In basketball, VERY FEW players can actually stay in front of other players. One on one, no one in the NBA can cover the opposing player. Not legally anyway.
The cure is deception and scheming to funnel players into places they don't want to go.
Deception... Act as if you're going to press and bail.
Act like you're in a zone when you're not.
Act like you're in man when you're not.
Act like you're going to double team then bail.
Quickly bring a trap.
Keep opposing offenses guessing when you're going to "blitz" and who's coming is critical for football. Why not in Basketball?
Both are at fault. The players aren't buying the sceme (wrong or right) and since they don't buy the sceme they aren't playing hard. I think defense is more about effort then sceme. If guys are rotating, switching, fighting through screens, contesting shots, and playing hard good things seem to happen. Currently the players aren't doing these things and the coachs aren't pushing them openly about it... (look at our first quarter points allowed)
You guys miss the point. The issue I have is not if they are out of position to make the defensive play, or if they have a coherent plan to contain the opposing teams best player or if they have plans that make them a precision team. Yes they need better systems for sure. That is not the biggest concern imo.
It is when you are right in front of your guy, he get the ball, stands there, then rises to shoot the 3. No screens, no nothing, just starts to shoot right in front of him, and our guy makes NO MOVE WHATSOEVER to challenge the shot. It is when someone has a minor breakaway and one of our players is even with them when they head toward their basket and our guy GIVES UP ON THE PLAY, just stops and watches the guy lay it up.
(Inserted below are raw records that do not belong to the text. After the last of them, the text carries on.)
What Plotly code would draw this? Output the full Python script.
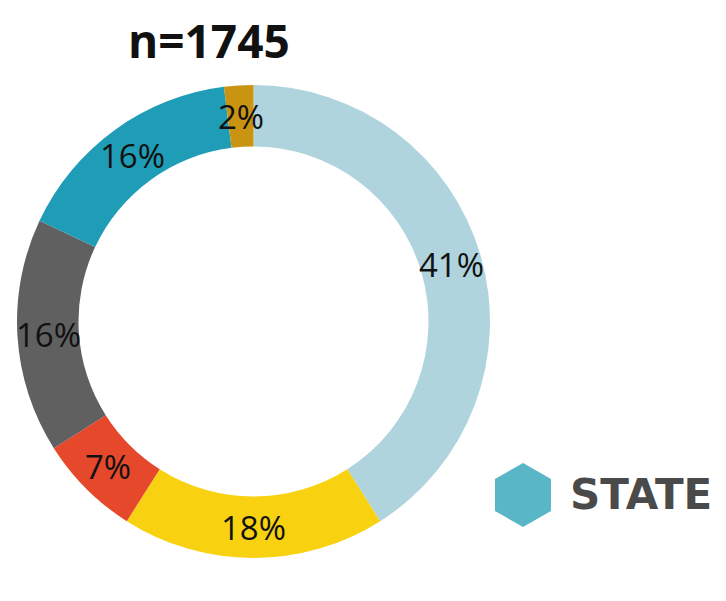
import math

import plotly.graph_objects as go

# Share of respondents, clockwise from 12 o'clock
labels = ["Segment A", "Segment B", "Segment C", "Segment D", "Segment E", "Segment F"]
shares = [41, 18, 7, 16, 16, 2]
colors = ["#b0d4de", "#f8d210", "#e6482b", "#606060", "#1f9db7", "#c99412"]

title_text = "n=1745"
logo_text = "STATE"

W, H = 726, 601
# pie domain in paper fractions (page body adds an 8px offset)
dom_x = [0.0124, 0.6639]
dom_y = [0.0849, 0.8719]
hole = 0.74

fig = go.Figure(
    go.Pie(
        labels=labels,
        values=shares,
        hole=hole,
        sort=False,
        direction="clockwise",
        rotation=0,
        marker=dict(colors=colors, line=dict(width=0)),
        textinfo="none",
        hovertemplate="%{label}: %{value}%<extra></extra>",
        domain=dict(x=dom_x, y=dom_y),
        showlegend=False,
    )
)

# percentage labels at the middle of each slice's ring section
cx = (dom_x[0] + dom_x[1]) / 2 * W
cy = (dom_y[0] + dom_y[1]) / 2 * H
r_out = (dom_x[1] - dom_x[0]) * W / 2
r_mid = r_out * (1 + hole) / 2
total = sum(shares)
cum = 0
for s in shares:
    ang = math.radians((cum + s / 2) / total * 360)
    cum += s
    px = cx + r_mid * math.sin(ang)
    py = cy + r_mid * math.cos(ang)
    fig.add_annotation(
        text=f"{s}%",
        xref="paper", yref="paper",
        x=px / W, y=py / H,
        xanchor="center", yanchor="middle",
        showarrow=False,
        font=dict(family="Open Sans", size=33, color="#111111"),
    )

# teal hexagon of the logo
fig.add_shape(
    type="path",
    xref="paper", yref="paper",
    path="M 0.7094 0.2429 L 0.7479 0.2163 L 0.7479 0.1631 L 0.7094 0.1364 "
         "L 0.6708 0.1631 L 0.6708 0.2163 Z",
    fillcolor="#59b6c6",
    line=dict(width=0),
)

fig.add_annotation(
    text=f"<b>{logo_text}</b>",
    xref="paper", yref="paper",
    x=0.7713, y=0.1897,
    xanchor="left", yanchor="middle",
    showarrow=False,
    font=dict(family="DejaVu Sans", size=42, color="#4a4a4a"),
)

fig.add_annotation(
    text=f"<b>{title_text}</b>",
    xref="paper", yref="paper",
    x=0.2769, y=0.9468,
    xanchor="center", yanchor="middle",
    showarrow=False,
    font=dict(family="Open Sans", size=46, color="#111111"),
)

fig.update_layout(
    width=W,
    height=H,
    margin=dict(l=0, r=0, t=0, b=0),
    paper_bgcolor="white",
    plot_bgcolor="white",
)

fig.write_html("out.html")
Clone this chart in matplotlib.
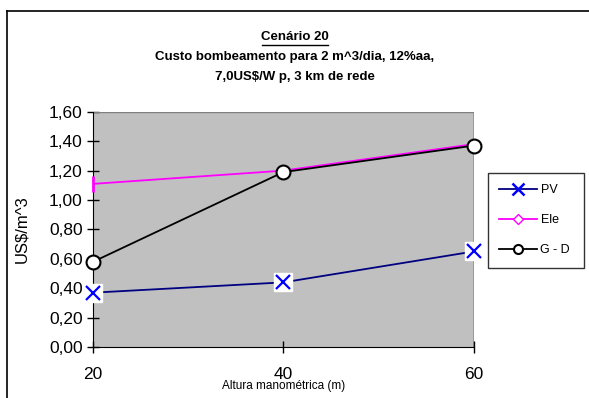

It is when someone makes a move to the basket and our guy just steps aside, matador defense. Really the lack of personal effort is pathetic right now.
The best system in the world will not get a player to choose to raise his hands above waist height. The player has to choose to move his own arms. Right now for our team their arms are hanging limp and impotent at their sides.
When we get killed time and time again on Pick and Rolls, it's not because guys are being lazy. There is indecision about how much to show, when to switch, and the three guys not involved in the play clearly aren't sure what they should be doing. You see the same thing on double teams. Yet when you watch the Bulls, you see something else entirely. They're trained to execute one of two things: 1) a predetermined strategy to leave certain players unguarded based on weaknesses (ie. shooters who can't shoot); 2) They frequently rotate so precisely that the only unguarded man is on the other side of the floor--a very tricky skip pass for anyone to make.
We don't do this. The guys we have are thoroughly capable of it. Effort is important, too, but they need a system. There was a good quote, not sure who said it, but Thib's guys are all "lined up on a string." That's our compass.